-- Start of DATASET EXCERPT --
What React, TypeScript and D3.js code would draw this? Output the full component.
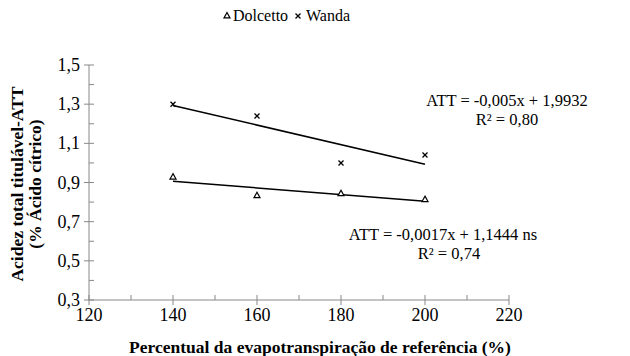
import React from 'react';
import * as d3 from 'd3';

// data
const etcLevels = [140, 160, 180, 200];
const dolcetto = [0.93, 0.835, 0.845, 0.815];
const wanda = [1.3, 1.24, 1.0, 1.04];

// trendline coefficients printed on the chart
const dolcettoFit = { slope: -0.0017, intercept: 1.1444 };
const wandaFit = { slope: -0.005, intercept: 1.9932 };

const xTicks = [120, 140, 160, 180, 200, 220];
const xMinor = [130, 150, 170, 190, 210];
const yTicks = [0.3, 0.5, 0.7, 0.9, 1.1, 1.3, 1.5];
const yMinor = [0.4, 0.6, 0.8, 1.0, 1.2, 1.4];

const W = 630;
const H = 356;
const margin = { top: 65, right: 121, bottom: 56, left: 89 };
const font = '"Liberation Serif", "Times New Roman", serif';
const axisColor = '#888888';

const fmt = (v: number) => v.toFixed(1).replace('.', ',');

const App = () => {
  const x = d3.scaleLinear().domain([120, 220]).range([margin.left, W - margin.right]);
  const y = d3.scaleLinear().domain([0.3, 1.5]).range([H - margin.bottom, margin.top]);

  const fitLine = (fit: { slope: number; intercept: number }) => {
    const ext = d3.extent(etcLevels) as [number, number];
    return d3.line<number>()
      .x(d => x(d))
      .y(d => y(fit.slope * d + fit.intercept))(ext) || '';
  };

  const tri = (cx: number, cy: number, s = 3) =>
    `M${cx},${cy - s}L${cx + s},${cy + s * 0.8}L${cx - s},${cy + s * 0.8}Z`;
  const cross = (cx: number, cy: number, s = 2.5) =>
    `M${cx - s},${cy - s}L${cx + s},${cy + s}M${cx - s},${cy + s}L${cx + s},${cy - s}`;

  const x0 = x(120);
  const y0 = y(0.3);

  return (
    <div style={{ position: 'absolute', left: 0, top: 0 }}>
      <svg width={W} height={H} style={{ display: 'block', background: '#fff', fontFamily: font }}>
        {/* Legend */}
        <g fontSize={16} fill="#000">
          <path d={tri(227, 15.5, 3)} fill="none" stroke="#000" strokeWidth={1.2} />
          <text x={233} y={21}>Dolcetto</text>
          <path d={cross(298, 16, 2.5)} stroke="#000" strokeWidth={1.3} />
          <text x={306} y={21}>Wanda</text>
        </g>

        {/* Y axis */}
        <line x1={x0} x2={x0} y1={y(1.5)} y2={y0} stroke={axisColor} />
        {yTicks.map(t => (
          <g key={t}>
            <line x1={x0 - 5} x2={x0 + 5} y1={y(t)} y2={y(t)} stroke={axisColor} />
            <text x={x0 - 9} y={y(t) + 6} textAnchor="end" fontSize={18}>{fmt(t)}</text>
          </g>
        ))}
        {yMinor.map(t => (
          <line key={t} x1={x0} x2={x0 + 5} y1={y(t)} y2={y(t)} stroke={axisColor} />
        ))}

        {/* X axis */}
        <line x1={x0} x2={x(220)} y1={y0} y2={y0} stroke={axisColor} />
        {xTicks.map(t => (
          <g key={t}>
            <line x1={x(t)} x2={x(t)} y1={y0 - 5} y2={y0 + 5} stroke={axisColor} />
            <text x={x(t)} y={y0 + 21} textAnchor="middle" fontSize={18}>{t}</text>
          </g>
        ))}
        {xMinor.map(t => (
          <line key={t} x1={x(t)} x2={x(t)} y1={y0 - 5} y2={y0} stroke={axisColor} />
        ))}

        {/* Trendlines */}
        <path d={fitLine(wandaFit)} fill="none" stroke="#000" strokeWidth={1.5} />
        <path d={fitLine(dolcettoFit)} fill="none" stroke="#000" strokeWidth={1.5} />

        {/* Points */}
        {etcLevels.map((e, i) => (
          <path key={'d' + e} d={tri(x(e), y(dolcetto[i]), 3)} fill="#fff" stroke="#000" strokeWidth={1.2} />
        ))}
        {etcLevels.map((e, i) => (
          <path key={'w' + e} d={cross(x(e), y(wanda[i]), 2.5)} stroke="#000" strokeWidth={1.3} />
        ))}

        {/* Equations */}
        <g fontSize={16.5} textAnchor="middle">
          <text x={507} y={106}>ATT = -0,005x + 1,9932</text>
          <text x={507} y={125}>R² = 0,80</text>
          <text x={443} y={240}>ATT = -0,0017x + 1,1444 ns</text>
          <text x={449} y={259}>R² = 0,74</text>
        </g>

        {/* Axis titles */}
        <text x={320} y={353} textAnchor="middle" fontSize={17.5} fontWeight="bold">
          Percentual da evapotranspiração de referência (%)
        </text>
        <g transform="translate(0,184) rotate(-90)" fontSize={17.5} fontWeight="bold" textAnchor="middle">
          <text x={0} y={23}>Acidez total titulável-ATT</text>
          <text x={0} y={41}>(% Ácido cítrico)</text>
        </g>
      </svg>
    </div>
  );
};

export default App;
-- End of DATASET EXCERPT --
▸ **DIRECTIONS**: Omit the pictures, then repeat exactly each line from the beginning of the listing through the line with "const y0 = y(0.3);".

▸ **EXERCISE ANSWER**:
What React, TypeScript and D3.js code would draw this? Output the full component.
import React from 'react';
import * as d3 from 'd3';

// data
const etcLevels = [140, 160, 180, 200];
const dolcetto = [0.93, 0.835, 0.845, 0.815];
const wanda = [1.3, 1.24, 1.0, 1.04];

// trendline coefficients printed on the chart
const dolcettoFit = { slope: -0.0017, intercept: 1.1444 };
const wandaFit = { slope: -0.005, intercept: 1.9932 };

const xTicks = [120, 140, 160, 180, 200, 220];
const xMinor = [130, 150, 170, 190, 210];
const yTicks = [0.3, 0.5, 0.7, 0.9, 1.1, 1.3, 1.5];
const yMinor = [0.4, 0.6, 0.8, 1.0, 1.2, 1.4];

const W = 630;
const H = 356;
const margin = { top: 65, right: 121, bottom: 56, left: 89 };
const font = '"Liberation Serif", "Times New Roman", serif';
const axisColor = '#888888';

const fmt = (v: number) => v.toFixed(1).replace('.', ',');

const App = () => {
  const x = d3.scaleLinear().domain([120, 220]).range([margin.left, W - margin.right]);
  const y = d3.scaleLinear().domain([0.3, 1.5]).range([H - margin.bottom, margin.top]);

  const fitLine = (fit: { slope: number; intercept: number }) => {
    const ext = d3.extent(etcLevels) as [number, number];
    return d3.line<number>()
      .x(d => x(d))
      .y(d => y(fit.slope * d + fit.intercept))(ext) || '';
  };

  const tri = (cx: number, cy: number, s = 3) =>
    `M${cx},${cy - s}L${cx + s},${cy + s * 0.8}L${cx - s},${cy + s * 0.8}Z`;
  const cross = (cx: number, cy: number, s = 2.5) =>
    `M${cx - s},${cy - s}L${cx + s},${cy + s}M${cx - s},${cy + s}L${cx + s},${cy - s}`;

  const x0 = x(120);
  const y0 = y(0.3);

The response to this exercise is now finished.